Em sede das respostas aos artigos 17.º, 18.º e 19.º da base instrutória, os Recorrentes limitam-se à mera conclusão de que a pretendida resposta positiva a tal matéria é corroborada pelo depoimento de KK (pai), sem explicitarem qualquer argumento probatório extraído deste depoimento de modo a procurar desvirtuar ou contrariar a fundamentação da 1.ª instância, também sufragada pela Relação com base na audição da prova. Perante a falta de qualquer argumento probatório nesse sentido, não cremos que fosse exigível ao tribunal a quo empreender outro esforço de análise crítica. [...]

O tribunal da 1.ª instância considerou que «a única prova apresentada sobre as relações pessoais, profissionais e negociais estabelecidas entre JJ e DD, foi o depoimento da testemunha JJ, o qual não mereceu credibilidade por parte do Tribunal, não só pelo seu manifesto envolvimento em toda a situação e interesse na mesma, como também por ter sido um depoimento vago, contraditório, incongruente e inverosímil face, nomeadamente à escritura celebrada no dia 23.12.2005. (...)».

Tal entendimento foi sufragado pela Relação com base na audição da prova, não pondo em causa aqueles dados objetivos de aferição de credibilidade, nomeadamente face às considerações feitas pelos Recorrentes sobre esse depoimento.

E também aqui não se afigura que a resposta pretendida releve, no quadro dos demais factos dados como provados e não provados, para efeitos de comprovar a alegada simulação do contrato de compra e venda celebrado entre os A.A. e a 1.ª R. em 23/12/2005.

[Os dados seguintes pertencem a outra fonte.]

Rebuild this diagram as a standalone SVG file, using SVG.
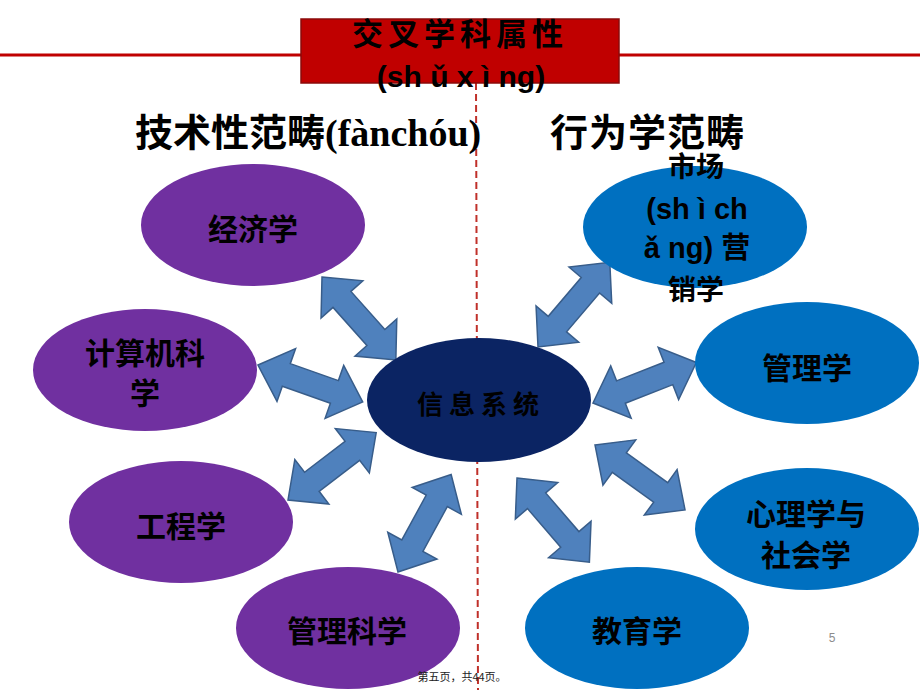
<svg xmlns="http://www.w3.org/2000/svg" xmlns:xlink="http://www.w3.org/1999/xlink" width="920" height="690" viewBox="0 0 920 690">
<style>
.cjk{font-family:"Noto Sans CJK SC","Liberation Sans",sans-serif;font-weight:bold;fill:#000;text-anchor:middle}
.lat{font-family:"Liberation Sans","Noto Sans CJK SC",sans-serif;font-weight:bold;fill:#000;text-anchor:middle}
.head{font-family:"Liberation Serif","Noto Sans CJK SC",serif;font-weight:bold;fill:#000}
.purple{fill:#7030a0}
.blue{fill:#0070c0}
.arrow{fill:#4f81bd;stroke:#385d8a;stroke-width:1.5;stroke-linejoin:miter}
</style>
<defs>
<polygon id="dbl" points="0,0 30,-28 30,-12 81,-12 81,-28 111,0 81,28 81,12 30,12 30,28"/>
</defs>
<rect width="920" height="690" fill="#fff"/>
<g id="frame">
<line x1="0" y1="55" x2="301" y2="55" stroke="#c00000" stroke-width="3"/>
<line x1="619" y1="55" x2="920" y2="55" stroke="#c00000" stroke-width="3"/>
<line x1="476" y1="83" x2="478" y2="690" stroke="#c0302a" stroke-width="2" stroke-dasharray="7,4"/>
<rect x="301" y="19" width="318" height="64" fill="#c00000" stroke="#8a0a0a" stroke-width="1.5"/>
<text x="460" y="45" class="cjk" font-size="31" letter-spacing="5" fill="#1a0000">交叉学科属性</text>
<text x="461" y="87" class="lat" font-size="30">(sh ǔ x ì ng)</text>
</g>
<g id="headings">
<text x="135" y="146" class="head" font-size="38">技术性范畴(fànchóu)</text>
<text x="550" y="146" class="head" font-size="38" letter-spacing="1">行为学范畴</text>
</g>
<g id="connectors">
<use xlink:href="#dbl" class="arrow" transform="translate(322,277) rotate(48.3)"/>
<use xlink:href="#dbl" class="arrow" transform="translate(258,365) rotate(19.4)"/>
<use xlink:href="#dbl" class="arrow" transform="translate(288,500) rotate(-37.4)"/>
<use xlink:href="#dbl" class="arrow" transform="translate(398,572) rotate(-61.4)"/>
<use xlink:href="#dbl" class="arrow" transform="translate(538,347) rotate(-49.7)"/>
<use xlink:href="#dbl" class="arrow" transform="translate(593,403) rotate(-21.4)"/>
<use xlink:href="#dbl" class="arrow" transform="translate(595,445) rotate(35.8)"/>
<use xlink:href="#dbl" class="arrow" transform="translate(517,478) rotate(49.3)"/>
</g>
<g id="node-center">
<ellipse cx="479" cy="400" rx="112" ry="62" fill="#0b2463"/>
<text x="481" y="414" class="cjk" font-size="26" letter-spacing="6" fill="#050a1a">信息系统</text>
</g>
<g id="node-jingji">
<ellipse cx="253" cy="225" rx="112" ry="61" class="purple"/>
<text x="253" y="240" class="cjk" font-size="30">经济学</text>
</g>
<g id="node-jisuanji">
<ellipse cx="145" cy="370" rx="112" ry="61" class="purple"/>
<text x="145" y="364" class="cjk" font-size="30">计算机科</text>
<text x="145" y="404" class="cjk" font-size="30">学</text>
</g>
<g id="node-gongcheng">
<ellipse cx="181" cy="522" rx="112" ry="61" class="purple"/>
<text x="181" y="537" class="cjk" font-size="30">工程学</text>
</g>
<g id="node-guanlikexue">
<ellipse cx="348" cy="628" rx="112" ry="61" class="purple"/>
<text x="347" y="642" class="cjk" font-size="30">管理科学</text>
</g>
<g id="node-shichang">
<ellipse cx="695" cy="227" rx="112" ry="61" class="blue"/>
<text x="696" y="177" class="cjk" font-size="28">市场</text>
<text x="697" y="219" class="lat" font-size="29">(sh ì ch</text>
<text x="697" y="258" class="lat" font-size="29">ǎ ng) 营</text>
<text x="696" y="300" class="cjk" font-size="28">销学</text>
</g>
<g id="node-guanli">
<ellipse cx="807" cy="363" rx="112" ry="61" class="blue"/>
<text x="807" y="379" class="cjk" font-size="30">管理学</text>
</g>
<g id="node-xinli">
<ellipse cx="807" cy="529" rx="112" ry="61" class="blue"/>
<text x="806" y="525" class="cjk" font-size="30">心理学与</text>
<text x="806" y="566" class="cjk" font-size="30">社会学</text>
</g>
<g id="node-jiaoyu">
<ellipse cx="637" cy="628" rx="112" ry="61" class="blue"/>
<text x="637" y="642" class="cjk" font-size="30">教育学</text>
</g>
<g id="footer">
<text x="832" y="642" font-family="Liberation Sans, sans-serif" font-size="12" fill="#8c8c8c" text-anchor="middle">5</text>
<text x="462" y="681" font-family="Noto Sans CJK SC, sans-serif" font-size="11" fill="#222" text-anchor="middle">第五页，共44页。</text>
</g>
</svg>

Em suma, não se encontram razões para concluir que o tribunal a quo, quer em face dos contornos da impugnação de facto traçados pelos Recorrentes, quer atenta a sua margem de ponderação e o relevo dos factos impugnados para a decisão da causa, no quadro da demais factualidade dada como provada e não provada, tenha incorrido em violação da disciplina processual na reapreciação da prova, mormente em sede do normativo constitucional e dos normativos legais invocados pelos Recorrentes."